▽

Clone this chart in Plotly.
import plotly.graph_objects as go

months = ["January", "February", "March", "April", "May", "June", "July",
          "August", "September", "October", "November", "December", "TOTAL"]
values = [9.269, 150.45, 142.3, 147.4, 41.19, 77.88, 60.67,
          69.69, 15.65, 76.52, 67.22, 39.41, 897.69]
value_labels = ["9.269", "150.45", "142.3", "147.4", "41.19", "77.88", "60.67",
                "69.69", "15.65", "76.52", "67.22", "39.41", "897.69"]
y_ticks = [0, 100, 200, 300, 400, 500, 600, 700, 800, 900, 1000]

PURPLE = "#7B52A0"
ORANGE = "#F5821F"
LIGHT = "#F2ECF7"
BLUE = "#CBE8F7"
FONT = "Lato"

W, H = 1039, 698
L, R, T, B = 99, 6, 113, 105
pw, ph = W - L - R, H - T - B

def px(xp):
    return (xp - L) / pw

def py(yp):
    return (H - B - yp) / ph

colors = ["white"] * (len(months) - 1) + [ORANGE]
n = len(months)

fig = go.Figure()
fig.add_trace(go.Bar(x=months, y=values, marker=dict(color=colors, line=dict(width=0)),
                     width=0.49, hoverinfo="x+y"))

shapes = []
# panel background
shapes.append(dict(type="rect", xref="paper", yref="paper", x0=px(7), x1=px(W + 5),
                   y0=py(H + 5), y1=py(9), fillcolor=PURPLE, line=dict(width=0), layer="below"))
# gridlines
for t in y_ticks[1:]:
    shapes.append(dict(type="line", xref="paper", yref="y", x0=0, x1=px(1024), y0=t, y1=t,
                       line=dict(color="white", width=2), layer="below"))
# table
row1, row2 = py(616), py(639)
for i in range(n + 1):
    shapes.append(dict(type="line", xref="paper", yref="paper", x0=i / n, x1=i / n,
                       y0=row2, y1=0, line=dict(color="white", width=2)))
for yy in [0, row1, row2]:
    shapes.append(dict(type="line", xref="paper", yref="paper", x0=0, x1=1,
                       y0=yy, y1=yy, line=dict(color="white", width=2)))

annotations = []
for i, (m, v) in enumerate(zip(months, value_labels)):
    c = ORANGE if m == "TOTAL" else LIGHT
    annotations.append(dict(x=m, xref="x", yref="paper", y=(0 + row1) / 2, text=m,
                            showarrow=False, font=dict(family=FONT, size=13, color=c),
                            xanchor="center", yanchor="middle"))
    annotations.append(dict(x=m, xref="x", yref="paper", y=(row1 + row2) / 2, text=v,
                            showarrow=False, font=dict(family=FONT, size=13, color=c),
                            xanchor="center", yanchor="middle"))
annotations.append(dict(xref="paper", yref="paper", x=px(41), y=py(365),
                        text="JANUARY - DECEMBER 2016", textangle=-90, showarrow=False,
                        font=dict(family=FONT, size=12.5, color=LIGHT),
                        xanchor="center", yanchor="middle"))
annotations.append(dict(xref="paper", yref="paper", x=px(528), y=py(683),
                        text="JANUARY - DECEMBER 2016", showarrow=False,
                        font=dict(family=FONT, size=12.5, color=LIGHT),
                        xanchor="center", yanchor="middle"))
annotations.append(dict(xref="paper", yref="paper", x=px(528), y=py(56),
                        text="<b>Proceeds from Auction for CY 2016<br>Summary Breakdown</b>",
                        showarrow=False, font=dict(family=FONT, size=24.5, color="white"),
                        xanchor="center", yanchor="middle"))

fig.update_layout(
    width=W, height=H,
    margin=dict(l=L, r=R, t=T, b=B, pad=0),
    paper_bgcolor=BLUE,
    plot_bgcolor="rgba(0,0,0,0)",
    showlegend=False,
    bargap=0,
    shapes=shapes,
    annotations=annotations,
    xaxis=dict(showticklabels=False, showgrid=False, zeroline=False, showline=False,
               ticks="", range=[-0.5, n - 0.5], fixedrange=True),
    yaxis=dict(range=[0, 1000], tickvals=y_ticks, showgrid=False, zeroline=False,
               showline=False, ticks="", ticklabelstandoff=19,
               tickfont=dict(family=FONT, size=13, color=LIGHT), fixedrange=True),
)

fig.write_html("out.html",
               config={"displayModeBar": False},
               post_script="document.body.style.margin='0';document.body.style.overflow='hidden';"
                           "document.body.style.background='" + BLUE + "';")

△

▶ TASK DIRECTIONS: Copy out the material word for word and line for line.

▶ FULL ANSWER:
Clone this chart in Plotly.
import plotly.graph_objects as go

months = ["January", "February", "March", "April", "May", "June", "July",
          "August", "September", "October", "November", "December", "TOTAL"]
values = [9.269, 150.45, 142.3, 147.4, 41.19, 77.88, 60.67,
          69.69, 15.65, 76.52, 67.22, 39.41, 897.69]
value_labels = ["9.269", "150.45", "142.3", "147.4", "41.19", "77.88", "60.67",
                "69.69", "15.65", "76.52", "67.22", "39.41", "897.69"]
y_ticks = [0, 100, 200, 300, 400, 500, 600, 700, 800, 900, 1000]

PURPLE = "#7B52A0"
ORANGE = "#F5821F"
LIGHT = "#F2ECF7"
BLUE = "#CBE8F7"
FONT = "Lato"

W, H = 1039, 698
L, R, T, B = 99, 6, 113, 105
pw, ph = W - L - R, H - T - B

def px(xp):
    return (xp - L) / pw

def py(yp):
    return (H - B - yp) / ph

colors = ["white"] * (len(months) - 1) + [ORANGE]
n = len(months)

fig = go.Figure()
fig.add_trace(go.Bar(x=months, y=values, marker=dict(color=colors, line=dict(width=0)),
                     width=0.49, hoverinfo="x+y"))

shapes = []
# panel background
shapes.append(dict(type="rect", xref="paper", yref="paper", x0=px(7), x1=px(W + 5),
                   y0=py(H + 5), y1=py(9), fillcolor=PURPLE, line=dict(width=0), layer="below"))
# gridlines
for t in y_ticks[1:]:
    shapes.append(dict(type="line", xref="paper", yref="y", x0=0, x1=px(1024), y0=t, y1=t,
                       line=dict(color="white", width=2), layer="below"))
# table
row1, row2 = py(616), py(639)
for i in range(n + 1):
    shapes.append(dict(type="line", xref="paper", yref="paper", x0=i / n, x1=i / n,
                       y0=row2, y1=0, line=dict(color="white", width=2)))
for yy in [0, row1, row2]:
    shapes.append(dict(type="line", xref="paper", yref="paper", x0=0, x1=1,
                       y0=yy, y1=yy, line=dict(color="white", width=2)))

annotations = []
for i, (m, v) in enumerate(zip(months, value_labels)):
    c = ORANGE if m == "TOTAL" else LIGHT
    annotations.append(dict(x=m, xref="x", yref="paper", y=(0 + row1) / 2, text=m,
                            showarrow=False, font=dict(family=FONT, size=13, color=c),
                            xanchor="center", yanchor="middle"))
    annotations.append(dict(x=m, xref="x", yref="paper", y=(row1 + row2) / 2, text=v,
                            showarrow=False, font=dict(family=FONT, size=13, color=c),
                            xanchor="center", yanchor="middle"))
annotations.append(dict(xref="paper", yref="paper", x=px(41), y=py(365),
                        text="JANUARY - DECEMBER 2016", textangle=-90, showarrow=False,
                        font=dict(family=FONT, size=12.5, color=LIGHT),
                        xanchor="center", yanchor="middle"))
annotations.append(dict(xref="paper", yref="paper", x=px(528), y=py(683),
                        text="JANUARY - DECEMBER 2016", showarrow=False,
                        font=dict(family=FONT, size=12.5, color=LIGHT),
                        xanchor="center", yanchor="middle"))
annotations.append(dict(xref="paper", yref="paper", x=px(528), y=py(56),
                        text="<b>Proceeds from Auction for CY 2016<br>Summary Breakdown</b>",
                        showarrow=False, font=dict(family=FONT, size=24.5, color="white"),
                        xanchor="center", yanchor="middle"))

fig.update_layout(
    width=W, height=H,
    margin=dict(l=L, r=R, t=T, b=B, pad=0),
    paper_bgcolor=BLUE,
    plot_bgcolor="rgba(0,0,0,0)",
    showlegend=False,
    bargap=0,
    shapes=shapes,
    annotations=annotations,
    xaxis=dict(showticklabels=False, showgrid=False, zeroline=False, showline=False,
               ticks="", range=[-0.5, n - 0.5], fixedrange=True),
    yaxis=dict(range=[0, 1000], tickvals=y_ticks, showgrid=False, zeroline=False,
               showline=False, ticks="", ticklabelstandoff=19,
               tickfont=dict(family=FONT, size=13, color=LIGHT), fixedrange=True),
)

fig.write_html("out.html",
               config={"displayModeBar": False},
               post_script="document.body.style.margin='0';document.body.style.overflow='hidden';"
                           "document.body.style.background='" + BLUE + "';")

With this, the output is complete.